Honey Bee – Apis mellifera

Honey Bees are an animal most of us learn about very early on, one way or another. In Summer, many people step on Honey Bees and get stung while walking barefoot on a lawn. Honey Bees are usually very gentle creatures who mind their own business. They are too busy to worry about people or other animals. Honey Bees are normally about 3/4 of an inch long. Most bees are workers, which are female, but some are male, called “drones.” Workers are slightly smaller than drones. All Honey Bees are reddish brown and black, with orangish-yellow rings on the abdomen (back part of body). The head, antennae, and legs are black. Honey Bees have thick, pale hair on the thorax (middle part of body).


Paper wasp – Polistes sp.

Paper wasps are 3/4 to 1 inch long, slender, narrow-waisted wasps with smoky black wings that are folded lengthwise when at rest. Body coloration varies with species: Polistes exclamans is brown with yellow markings on the head, thorax and bands on the abdomen; Polistes carolina is overall reddish-brown. Paper wasps should not be confused with yellowjackets and baldfaced hornets. Paper wasp nests are open and cells are not covered with a cap.


Carpenter Bee

Adult body length is about 1/2 to1 inch (12.5 to 25 mm).

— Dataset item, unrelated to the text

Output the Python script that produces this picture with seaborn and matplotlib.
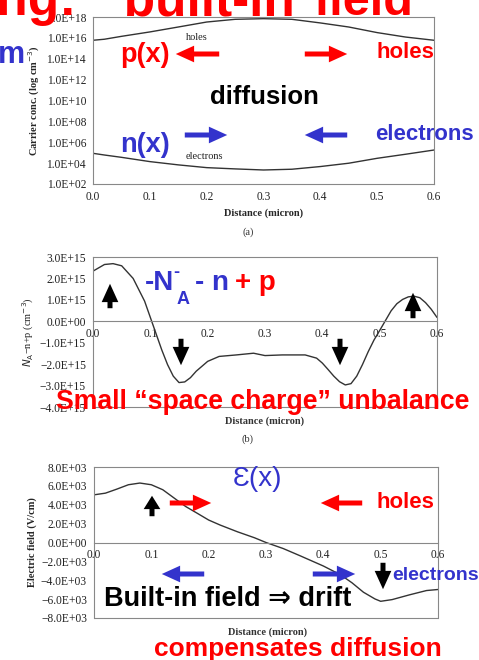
import numpy as np
import pandas as pd
import matplotlib
matplotlib.use("Agg")
import matplotlib.pyplot as plt
import seaborn as sns

# ---------------- data ----------------
dist_a = [0.0, 0.02, 0.05, 0.1, 0.15, 0.2, 0.25, 0.3, 0.35, 0.4, 0.45, 0.5, 0.55, 0.6]
holes = [5.9e15, 7.4e15, 1.4e16, 3.7e16, 1.1e17, 3.3e17, 6.0e17, 6.9e17, 6.0e17,
         2.7e17, 1.1e17, 3.2e16, 1.2e16, 5.9e15]
electrons = [8.7e4, 6.0e4, 3.6e4, 1.4e4, 6.8e3, 3.7e3, 2.8e3, 2.2e3, 2.6e3,
             4.7e3, 9.8e3, 2.9e4, 7.1e4, 1.8e5]

dist_b = [0.0, 0.02, 0.035, 0.05, 0.07, 0.09, 0.10, 0.11, 0.12, 0.13, 0.14, 0.15, 0.16,
          0.17, 0.18, 0.20, 0.22, 0.25, 0.28, 0.30, 0.33, 0.37, 0.39, 0.40, 0.41, 0.42,
          0.43, 0.44, 0.45, 0.46, 0.47, 0.48, 0.49, 0.50, 0.51, 0.52, 0.53, 0.54, 0.55,
          0.56, 0.57, 0.58, 0.59, 0.60]
charge = [2.34, 2.65, 2.69, 2.59, 2.0, 0.94, 0.18, -0.58, -1.34, -2.02, -2.56, -2.86,
          -2.83, -2.63, -2.33, -1.87, -1.64, -1.57, -1.49, -1.60, -1.57, -1.57, -1.72,
          -1.95, -2.25, -2.56, -2.82, -2.97, -2.91, -2.56, -2.02, -1.42, -0.88, -0.43,
          0.03, 0.49, 0.82, 1.02, 1.14, 1.17, 1.10, 0.87, 0.56, 0.18]  # x 1e15 cm^-3

dist_c = [0.0, 0.02, 0.04, 0.06, 0.08, 0.10, 0.12, 0.14, 0.16, 0.18, 0.20, 0.22, 0.25,
          0.28, 0.30, 0.33, 0.36, 0.40, 0.43, 0.45, 0.47, 0.49, 0.50, 0.52, 0.55, 0.58, 0.60]
efield = [5.05, 5.23, 5.66, 6.12, 6.30, 6.12, 5.59, 4.70, 3.81, 3.10, 2.38, 1.85, 1.14,
          0.50, 0.0, -0.64, -1.42, -2.49, -3.42, -4.27, -5.27, -5.98, -6.23, -6.05, -5.55,
          -5.09, -4.98]  # x 1e3 V/cm

xticks = [0.0, 0.1, 0.2, 0.3, 0.4, 0.5, 0.6]
xtick_labels = ["0.0", "0.1", "0.2", "0.3", "0.4", "0.5", "0.6"]
a_ticks = [1e2, 1e4, 1e6, 1e8, 1e10, 1e12, 1e14, 1e16, 1e18]
a_labels = ["1.0E+02", "1.0E+04", "1.0E+06", "1.0E+08", "1.0E+10", "1.0E+12",
            "1.0E+14", "1.0E+16", "1.0E+18"]
b_ticks = [-4, -3, -2, -1, 0, 1, 2, 3]
b_labels = ["\u22124.0E+15", "\u22123.0E+15", "\u22122.0E+15", "\u22121.0E+15",
            "0.0E+00", "1.0E+15", "2.0E+15", "3.0E+15"]
c_ticks = [-8, -6, -4, -2, 0, 2, 4, 6, 8]
c_labels = ["\u22128.0E+03", "\u22126.0E+03", "\u22124.0E+03", "\u22122.0E+03",
            "0.0E+00", "2.0E+03", "4.0E+03", "6.0E+03", "8.0E+03"]

# ---------------- figure ----------------
sns.set_theme(style="white")
plt.rcParams["font.family"] = ["Liberation Serif", "DejaVu Serif"]
W, H = 479, 660
fig = plt.figure(figsize=(W / 100, H / 100), dpi=100)
fig.patch.set_facecolor("white")

SANS = ["Liberation Sans", "DejaVu Sans"]
RED = "#ff0000"
BLUE = "#3333cc"
FRAME = "#888888"
LINE = "#333333"


def ax_at(left, top, right, bottom):
    return fig.add_axes([left / W, 1 - bottom / H, (right - left) / W, (bottom - top) / H])


def style_frame(ax):
    for s in ax.spines.values():
        s.set_color(FRAME)
        s.set_linewidth(0.8)
    ax.tick_params(axis="both", direction="inout", length=6, width=0.8, color="#555555",
                   labelsize=8.3, labelcolor="#222222", pad=2)
    ax.set_facecolor("none")


# ---- (a) carrier concentration ----
ax1 = ax_at(93, 17, 434, 184)
dfa = pd.DataFrame({"x": dist_a, "holes": holes, "electrons": electrons})
sns.lineplot(data=dfa, x="x", y="holes", ax=ax1, color=LINE, lw=1.0)
sns.lineplot(data=dfa, x="x", y="electrons", ax=ax1, color=LINE, lw=1.0)
ax1.set_yscale("log")
ax1.set_xlim(0, 0.6)
ax1.set_ylim(1e2, 1e18)
ax1.set_yticks(a_ticks)
ax1.set_yticklabels(a_labels)
ax1.minorticks_off()
ax1.set_xticks(xticks)
ax1.set_xticklabels(xtick_labels)
style_frame(ax1)
ax1.set_xlabel("Distance (micron)", fontsize=7.5, fontweight="bold", labelpad=4)
ax1.set_ylabel("Carrier conc. (log cm$^{-3}$)", fontsize=7.5, fontweight="bold", labelpad=3)
ax1.text(0.163, 1.0e16, "holes", fontsize=7.5, color="#222222", va="center")
ax1.text(0.163, 4.0e4, "electrons", fontsize=7.5, color="#222222", va="center")

# ---- (b) space charge ----
ax2 = ax_at(93, 257, 437, 407)
dfb = pd.DataFrame({"x": dist_b, "q": charge})
sns.lineplot(data=dfb, x="x", y="q", ax=ax2, color=LINE, lw=1.0)
ax2.set_xlim(0, 0.6)
ax2.set_ylim(-4, 3)
ax2.set_yticks(b_ticks)
ax2.set_yticklabels(b_labels)
ax2.set_xticks(xticks)
ax2.set_xticklabels(xtick_labels)
style_frame(ax2)
ax2.spines["bottom"].set_position(("data", 0))
ax2.plot([0, 1], [0, 0], transform=ax2.transAxes, color=FRAME, lw=0.8, clip_on=False)
ax2.set_xlabel("")
ax2.set_ylabel("$N_\\mathrm{A}$\u2212n+p (cm$^{-3}$)", fontsize=7.5, labelpad=3)

# ---- (c) electric field ----
ax3 = ax_at(94, 467, 438, 618)
dfc = pd.DataFrame({"x": dist_c, "E": efield})
sns.lineplot(data=dfc, x="x", y="E", ax=ax3, color=LINE, lw=1.0)
ax3.set_xlim(0, 0.6)
ax3.set_ylim(-8, 8)
ax3.set_yticks(c_ticks)
ax3.set_yticklabels(c_labels)
ax3.set_xticks(xticks)
ax3.set_xticklabels(xtick_labels)
style_frame(ax3)
ax3.spines["bottom"].set_position(("data", 0))
ax3.plot([0, 1], [0, 0], transform=ax3.transAxes, color=FRAME, lw=0.8, clip_on=False)
ax3.set_xlabel("")
ax3.set_ylabel("Electric field (V/cm)", fontsize=7.5, fontweight="bold", labelpad=3)

# ---------------- slide overlay ----------------
def T(x, y, s, color="black", size=16, ha="left", va="center", weight="bold", family=SANS):
    fig.text(x / W, 1 - y / H, s, color=color, fontsize=size, ha=ha, va=va,
             fontweight=weight, family=family)


def A(x1, y1, x2, y2, color, hl=1.1):
    fig.add_artist(matplotlib.patches.FancyArrowPatch(
        (x1 / W, 1 - y1 / H), (x2 / W, 1 - y2 / H), transform=fig.transFigure,
        arrowstyle=f"simple,head_width=1.0,head_length={hl},tail_width=0.3",
        mutation_scale=12, color=color, lw=0))


# captions in book figure
T(248, 232, "(a)", color="#333333", size=7.5, ha="center", weight="normal",
  family=["Liberation Serif"])
T(265, 421, "Distance (micron)", color="#333333", size=7.5, ha="center",
  family=["Liberation Serif"])
T(248, 439, "(b)", color="#333333", size=7.5, ha="center", weight="normal",
  family=["Liberation Serif"])
T(268, 632, "Distance (micron)", color="#333333", size=7.5, ha="center",
  family=["Liberation Serif"])

# title strip at top (cut off)
fig.text(77 / W, 1 - 15 / H, "ing:", color=RED, fontsize=37,
         fontweight="bold", family=SANS, ha="right", va="baseline")
fig.text(98 / W, 1 - 15 / H, "\u201cbuilt-in\u201d", color=RED, fontsize=37,
         fontweight="bold", family=SANS, ha="left", va="baseline")
fig.text(313 / W, 1 - 15 / H, "field", color=RED, fontsize=35,
         fontweight="bold", family=SANS, ha="left", va="baseline")
T(-2, 55, "m", color=BLUE, size=22)

# panel (a)
T(120, 55, "p(x)", color=RED, size=19.5)
A(222, 54, 173, 54, RED)
A(302, 54, 350, 54, RED)
T(376, 53, "holes", color=RED, size=16)
T(210, 97, "diffusion", color="black", size=18.5)
T(120, 145, "n(x)", color=BLUE, size=19.5)
A(182, 135, 230, 135, BLUE)
A(350, 135, 302, 135, BLUE)
T(375, 135, "electrons", color=BLUE, size=16)

# panel (b)
T(145, 283, "-N", color=BLUE, size=20)
T(173, 273, "-", color=BLUE, size=13)
T(177, 299, "A", color=BLUE, size=13)
T(195, 283, "- n", color=BLUE, size=20)
T(235, 283, "+ p", color=RED, size=20)
A(110, 311, 110, 281, "black")
A(181, 336, 181, 368, "black")
A(340, 336, 340, 368, "black")
A(413, 321, 413, 290, "black")
T(263, 402, "Small \u201cspace charge\u201d unbalance", color=RED, size=19.2, ha="center")

# panel (c)
T(233, 479, "\u0190(x)", color=BLUE, size=20, weight="normal")
A(152, 519, 152, 493, "black", hl=0.8)
A(167, 503, 214, 503, RED)
A(365, 503, 318, 503, RED)
T(377, 503, "holes", color=RED, size=16)
A(207, 574, 159, 574, BLUE)
A(310, 574, 358, 574, BLUE)
A(383, 560, 383, 592, "black")
T(392, 575, "electrons", color=BLUE, size=14)
T(104, 599, "Built-in field \u21d2 drift", color="black", size=19.5)
T(298, 649, "compensates diffusion", color=RED, size=19, ha="center")

fig.savefig("out.png", dpi=100)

They are robust, resembling bumble bees, but larger, with the top surface of abdomen mostly bare and shiny. The male has a yellow face. The female’s is black. They can resemble bumble bees, but the upper surface of their abdomen is bare and shiny black, while bumble bees have a hairy abdomen with at least some yellow markings. Bumble bees don’t nest in the wood, but rather on the ground. They are perfectly round, about 3/8 ” in diameter. The female carpenter bee will bore a channel or main corridor in the wood from 6 ” to as long as 4 feet to lay their eggs in “galleries”. She will deposit an egg, bring in a mass of pollen for the newly hatched larvae to feed on, and then seal it all off to ensure it’s development before she repeats the process for the next egg.

Although, they are a wood boring insect, they are not considered a true structural pest. They do not spread through out the entire structure, but prefer unpainted or finished wood.


Cicada Killer – Sphecius speciosus

These wasps reach up to 3 inch in length. Except for a rusty red head and thorax, they are overall black or rusty in color, with yellow band markings on the abdominal segments. They have russet colored wings. The cicada killer wasp and other digger wasps are solitary wasps; that is, they live independently rather than in colonies and do not depend on other members of a colony to share in the raising of young or the maintaining of a nest. Female cicada killer wasps capture annual cicadas in July and August and place them in cells located at the ends of tunnels they have dug in the ground. Each tunnel is about the size of a quarter and extends 24 inches or more into the ground. One or two paralyzed cicadas are placed in each cell, and a single egg deposited before the cell is closed by the female, who flies away, never to return. The wasp grubs feed on the cicadas and develop into wasps that emerge the following summer. The cicada killer, like other solitary wasps, has the capability to sting, but won’t unless handled or threatened. Only female wasps have the ability to sting. Stings inflicted by solitary wasps are usually not severe but reaction varies with each individual.